A paper in PLoS One, Assessing Performance of Orthology Detection Strategies Applied to Eukaryotic Genomes, reports a new approach to assess the performance of automated orthology detection. These authors also wrote the OrthoMCL (2006 DB paper, 2003 algorithm paper) which uses MCL to build orthologous gene families. The authors discuss the trade-offs between highly
sensitive specific tree-based methods and fast but less sensitive approaches of the Best-Reciprocal-Hits from BLAST or FASTA or some of the hybrid approaches. The authors employ Latent Class Analysis (LCA) to aid in “evaluation and optimization of a comprehensive set of orthology detection methods, providing a guide for selecting methods and appropriate parameters”. LCA is also the statistical basis for feature choice in combing gene predictions into a single set of gene calls in GLEAN written by many of the same authors including Aaron Mackey.

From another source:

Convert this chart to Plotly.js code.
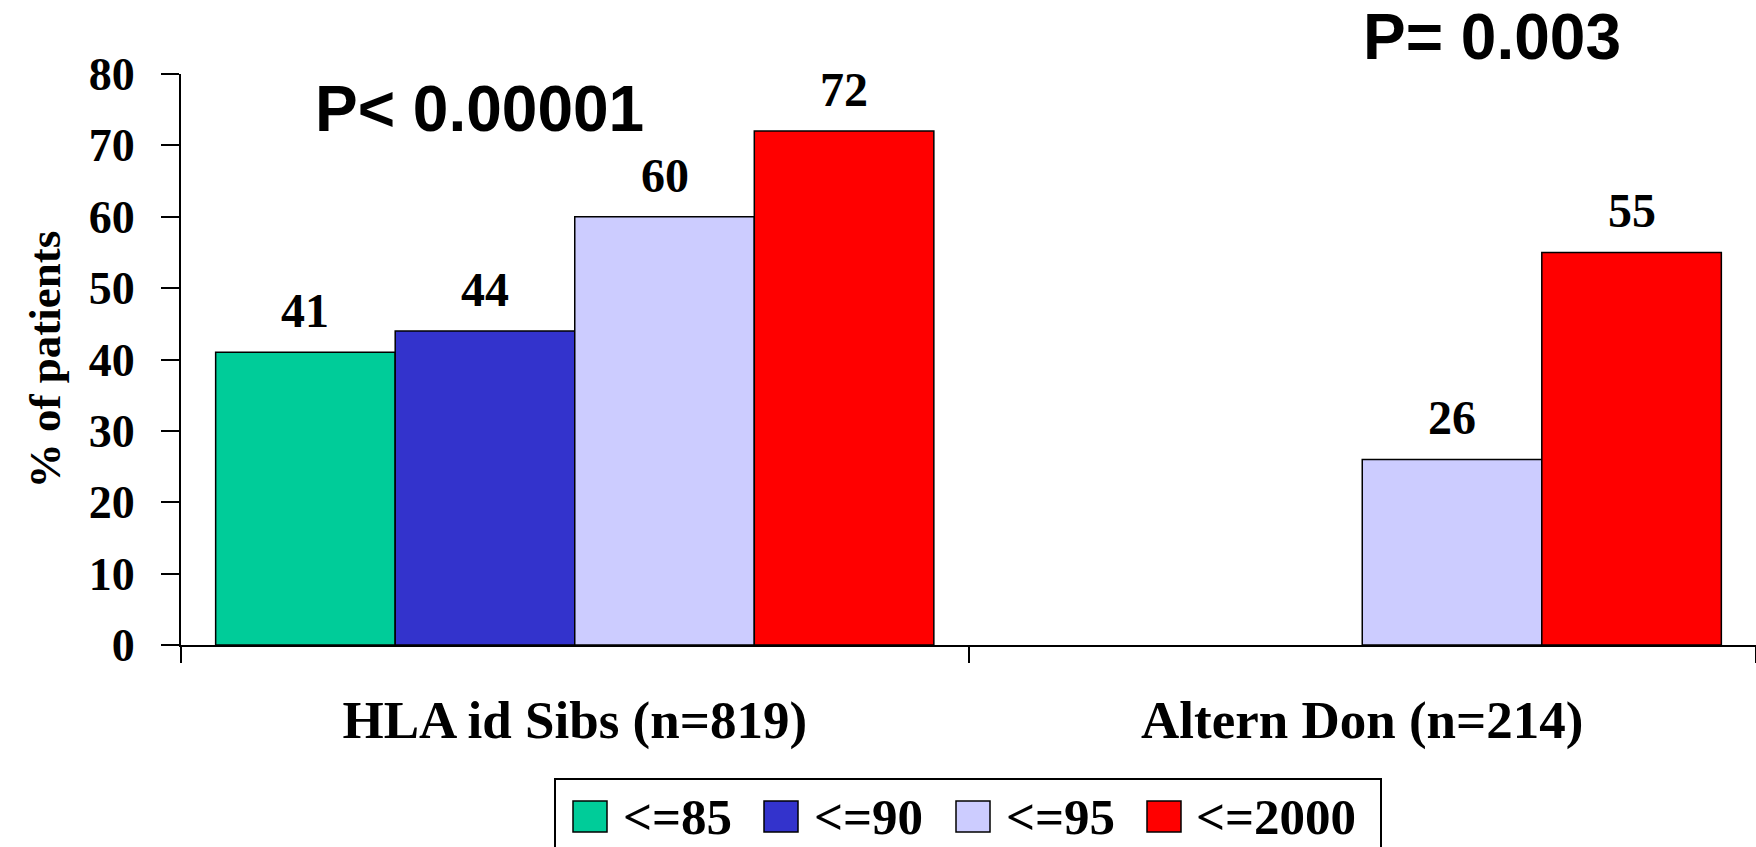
<!DOCTYPE html>
<html>
<head>
<meta charset="utf-8">
<script src="https://cdn.plot.ly/plotly-3.0.1.min.js"></script>
<style>
  html, body { margin: 0; padding: 0; background: #ffffff; }
  #chart { width: 1756px; height: 847px; }
</style>
</head>
<body>
<div id="chart"></div>
<script>
// Donor groups on the x axis
const groups = ["HLA id Sibs (n=819)", "Altern Don (n=214)"];
// Period series (legend labels)
const seriesNames = ["<=85", "<=90", "<=95", "<=2000"];
// % of patients per group, one array per period
const le85 = [41, null];
const le90 = [44, null];
const le95 = [60, 26];
const le2000 = [72, 55];
// P values written over each group
const pLabels = ["P< 0.00001", "P= 0.003"];
// y axis ticks
const yTicks = [0, 10, 20, 30, 40, 50, 60, 70, 80];

const seriesValues = [le85, le90, le95, le2000];
const seriesColors = ["#00CC99", "#3333CC", "#CCCCFF", "#FF0000"];

const W = 1756, H = 847;
const M = { l: 181, r: 0, t: 74, b: 202 };
const plotW = W - M.l - M.r, plotH = H - M.t - M.b;
const px2x = p => (p - M.l) / plotW;
const px2y = p => (H - M.b - p) / plotH;

const serif = "Liberation Serif, Times New Roman, serif";
const sans = "Liberation Sans, Arial, sans-serif";
const esc = s => s.replace(/</g, "&lt;");

const BARGAP = 0.088;

const traces = seriesNames.map((name, i) => ({
  type: "bar",
  name: name,
  x: groups,
  y: seriesValues[i],
  marker: { color: seriesColors[i], line: { color: "#000000", width: 1.5 } },
  showlegend: false,
  hoverinfo: "name+y"
}));

const annotations = [];
const slot = (1 - BARGAP) / seriesNames.length;
seriesValues.forEach((vals, i) => {
  vals.forEach((v, g) => {
    if (v === null) return;
    annotations.push({
      x: g + (i - (seriesNames.length - 1) / 2) * slot,
      y: v,
      xref: "x", yref: "y",
      text: String(v),
      showarrow: false,
      yanchor: "bottom",
      yshift: 13,
      font: { family: serif, size: 48, color: "#000000", weight: "bold" }
    });
  });
});

// P-value headings
const pPos = [[313, 109], [1361, 37]];
pLabels.forEach((t, i) => {
  annotations.push({
    x: px2x(pPos[i][0]), y: px2y(pPos[i][1]),
    xref: "paper", yref: "paper",
    xanchor: "left", yanchor: "middle",
    text: esc(t),
    showarrow: false,
    font: { family: sans, size: 64, color: "#000000", weight: "bold" }
  });
});

// Legend drawn as a framed row of swatches and labels
const shapes = [];
shapes.push({
  type: "rect", xref: "paper", yref: "paper",
  x0: px2x(555), x1: px2x(1381), y0: px2y(779), y1: px2y(930),
  line: { color: "#000000", width: 2 }, fillcolor: "rgba(0,0,0,0)"
});
const swatchLeft = [573, 764, 956, 1147];
const textLeft = [621, 812, 1004, 1194];
seriesNames.forEach((name, i) => {
  shapes.push({
    type: "rect", xref: "paper", yref: "paper",
    x0: px2x(swatchLeft[i]), x1: px2x(swatchLeft[i] + 34),
    y0: px2y(832), y1: px2y(801),
    line: { color: "#000000", width: 1.5 }, fillcolor: seriesColors[i]
  });
  annotations.push({
    x: px2x(textLeft[i]), y: px2y(817),
    xref: "paper", yref: "paper",
    xanchor: "left", yanchor: "middle",
    text: esc(name),
    showarrow: false,
    font: { family: serif, size: 51, color: "#000000", weight: "bold" }
  });
});

const layout = {
  width: W, height: H,
  margin: M,
  paper_bgcolor: "#ffffff",
  plot_bgcolor: "#ffffff",
  barmode: "group",
  bargap: BARGAP,
  bargroupgap: 0,
  showlegend: false,
  xaxis: {
    type: "category",
    range: [-0.5, 1.5],
    showline: true, linecolor: "#000000", linewidth: 2,
    ticks: "outside", tickson: "boundaries", ticklen: 16, tickwidth: 2, tickcolor: "#000000",
    ticklabelstandoff: 27,
    tickfont: { family: serif, size: 53, color: "#000000", weight: "bold" },
    showgrid: false, zeroline: false, fixedrange: true
  },
  yaxis: {
    range: [0, 80],
    tickvals: yTicks,
    ticktext: yTicks.map(String),
    showline: true, linecolor: "#000000", linewidth: 2,
    ticks: "outside", ticklen: 18, tickwidth: 2, tickcolor: "#000000",
    ticklabelstandoff: 17,
    tickfont: { family: serif, size: 46, color: "#000000", weight: "bold" },
    title: { text: "% of patients", standoff: 14,
             font: { family: serif, size: 45, color: "#000000", weight: "bold" } },
    showgrid: false, zeroline: false, fixedrange: true
  },
  annotations: annotations,
  shapes: shapes
};

Plotly.newPlot("chart", traces, layout, { displayModeBar: false, staticPlot: true });
</script>
</body>
</html>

I’ve been reading a lot of orthology and gene tree-species tree reconcilation papers lately, some are listed in Ian Holmes’s group as well as listing some of the software on the BioPerl site. This also follows with on our Phyloinformatics hackathon work which we are trying to formalize in some more documentation for phyloinformatics pipelines to support some of the described use cases. I’m also applying some of this to a tutorial I’m teaching at ISMB2007 this summer.